Dal punto di vista delle banche centrali è chiaro che la valutazione dell’efficacia della politica monetaria deve basarsi soprattutto sull’andamento dell’inflazione “domestica”, in quanto totalmente generata da fattori interni e quindi influenzabili. Quali sono questi fattori? I principali sono tre: salari, produttività del lavoro e profitti.

Un aumento dei salari può incrementare il potere d’acquisto dei lavoratori, aumentando la domanda di beni e servizi. Se l’offerta non riesce a tenere il passo con la domanda crescente, i prezzi possono aumentare, generando inflazione.

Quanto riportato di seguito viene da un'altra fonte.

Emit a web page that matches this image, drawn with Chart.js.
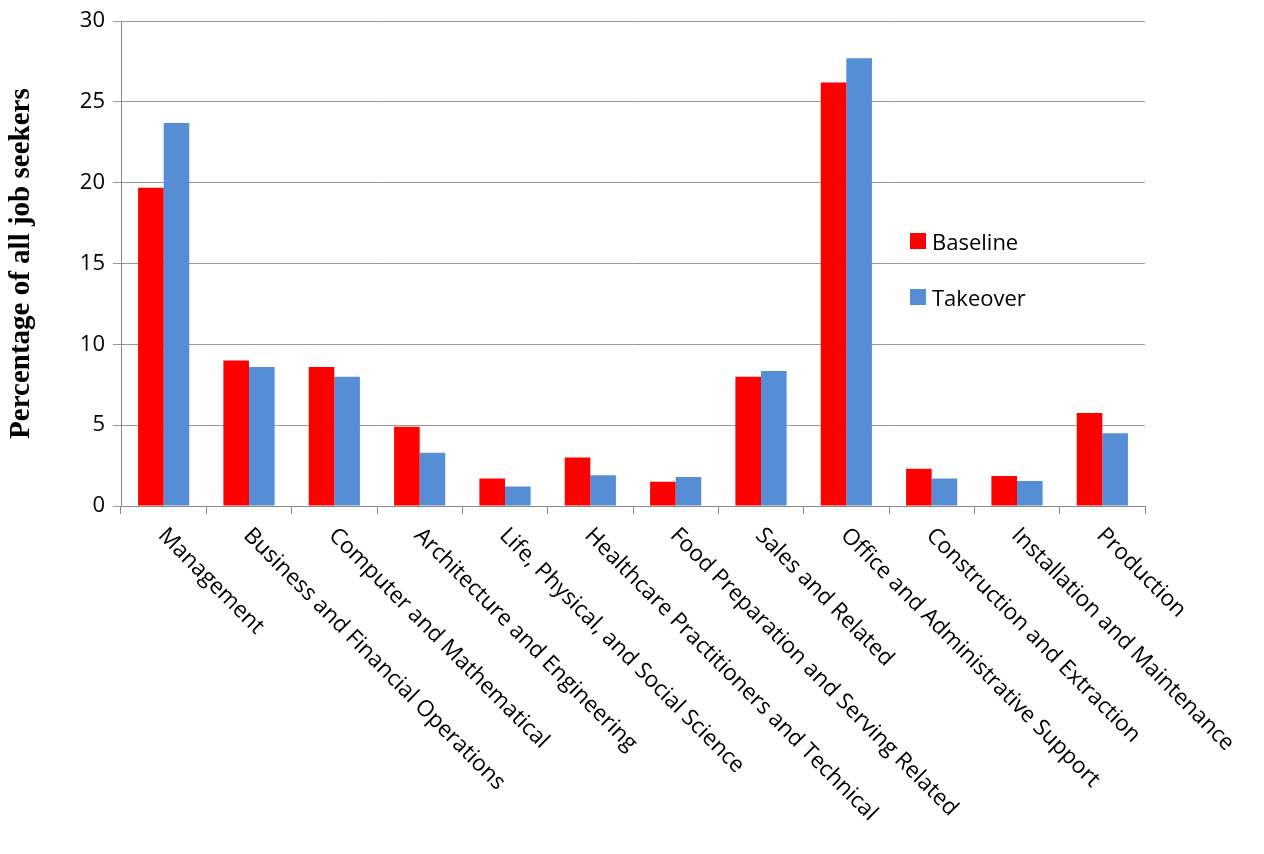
<!DOCTYPE html>
<html>
<head>
<meta charset="utf-8">
<script src="https://cdn.jsdelivr.net/npm/chart.js@4"></script>
<style>
  body { margin: 0; background: #fff; }
  #wrap { position: relative; width: 1264px; height: 854px; }
  .leg { position: absolute; font: 22px "Open Sans", sans-serif; color: #000; display: flex; align-items: center; }
  .leg i { display: inline-block; width: 16px; height: 16px; margin-right: 6px; }
</style>
</head>
<body>
<div id="wrap">
  <canvas id="c" width="1264" height="854"></canvas>
  <div class="leg" style="left:910px;top:226px"><i style="background:#ff0000"></i>Baseline</div>
  <div class="leg" style="left:910px;top:282px"><i style="background:#558ed5"></i>Takeover</div>
</div>
<script>
// occupation groups along the x axis
const categories = ['Management', 'Business and Financial Operations', 'Computer and Mathematical',
  'Architecture and Engineering', 'Life, Physical, and Social Science', 'Healthcare Practitioners and Technical',
  'Food Preparation and Serving Related', 'Sales and Related', 'Office and Administrative Support',
  'Construction and Extraction', 'Installation and Maintenance', 'Production'];
const baseline = [19.7, 9.0, 8.6, 4.9, 1.7, 3.0, 1.5, 8.0, 26.2, 2.3, 1.85, 5.75];
const takeover = [23.7, 8.6, 8.0, 3.3, 1.2, 1.9, 1.8, 8.35, 27.7, 1.7, 1.55, 4.5];

// draw category names slanted down-right from each tick
const slantLabels = {
  id: 'slantLabels',
  afterDraw(chart) {
    const x = chart.scales.x, ctx = chart.ctx;
    ctx.save();
    ctx.font = '22.5px "Open Sans", sans-serif';
    ctx.fillStyle = '#000';
    ctx.textAlign = 'left';
    ctx.textBaseline = 'middle';
    categories.forEach((name, i) => {
      ctx.save();
      ctx.translate(x.getPixelForValue(i) - 2, x.top + 26);
      ctx.rotate(Math.PI / 4);
      ctx.fillText(name, 0, 0);
      ctx.restore();
    });
    ctx.restore();
  }
};

new Chart(document.getElementById('c'), {
  type: 'bar',
  data: {
    labels: categories,
    datasets: [
      { label: 'Baseline', data: baseline, backgroundColor: '#ff0000' },
      { label: 'Takeover', data: takeover, backgroundColor: '#558ed5' }
    ]
  },
  options: {
    responsive: false,
    animation: false,
    layout: { padding: { top: 10, right: 119, left: 2 } },
    datasets: { bar: { categoryPercentage: 0.6, barPercentage: 1.0 } },
    plugins: { legend: { display: false }, tooltip: { enabled: false } },
    scales: {
      x: {
        afterFit: s => { s.height = 348; },
        ticks: { display: false },
        grid: { offset: true, drawOnChartArea: false, tickLength: 8, color: '#888' },
        border: { color: '#888' }
      },
      y: {
        min: 0, max: 30,
        afterFit: s => { s.width = 119; },
        ticks: { stepSize: 5, color: '#000', font: { size: 22, family: '"Open Sans", sans-serif' }, padding: 8 },
        grid: { color: '#999', tickLength: 8 },
        border: { color: '#888' },
        title: { display: true, text: 'Percentage of all job seekers', color: '#000', padding: 2,
          font: { size: 29, weight: 'bold', family: '"Liberation Serif", serif' } }
      }
    }
  },
  plugins: [slantLabels]
});
</script>
</body>
</html>
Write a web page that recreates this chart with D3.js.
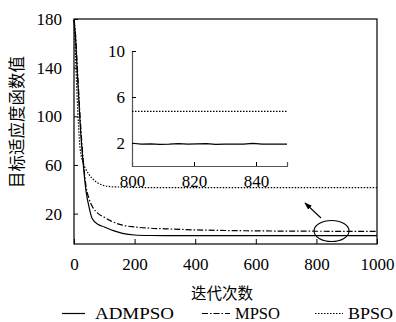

Anche la produttività del lavoro, intesa come numero di unità di prodotto per singolo lavoratore, ha un effetto sull’inflazione. Per la precisione un effetto inverso. Un aumento della produttività significa che più beni e servizi vengono prodotti con lo stesso numero di lavoratori. Il che significa, in altri termini, che un’unità di prodotto costa meno. Questo può aiutare a contenere l’inflazione, poiché l’aumento dell’offerta può bilanciare la domanda crescente e l’aumento dei salari, stabilizzando i prezzi.

Anche i profitti possono influire sul livello dei prezzi al consumo. Questo accade quando a fronte di un aumento dei costi di produzione o ad una diminuzione della produttività, l’impresa sceglie di mantenere stabile il livello di profitti e di conseguenza aumenta i prezzi di vendita, o come si è soliti dire, passa i maggiori costi al consumatore finale.

Questi tre elementi interagiscono tra loro e la loro somma algebrica influenza l’andamento dell’inflazione “domestica”. Per questo motivo le banche centrali monitorano con attenzione l’andamento dei salari e dei profitti e pubblicano regolarmente report sul costo del lavoro, dato nel quale viene evidenziata anche la produttività.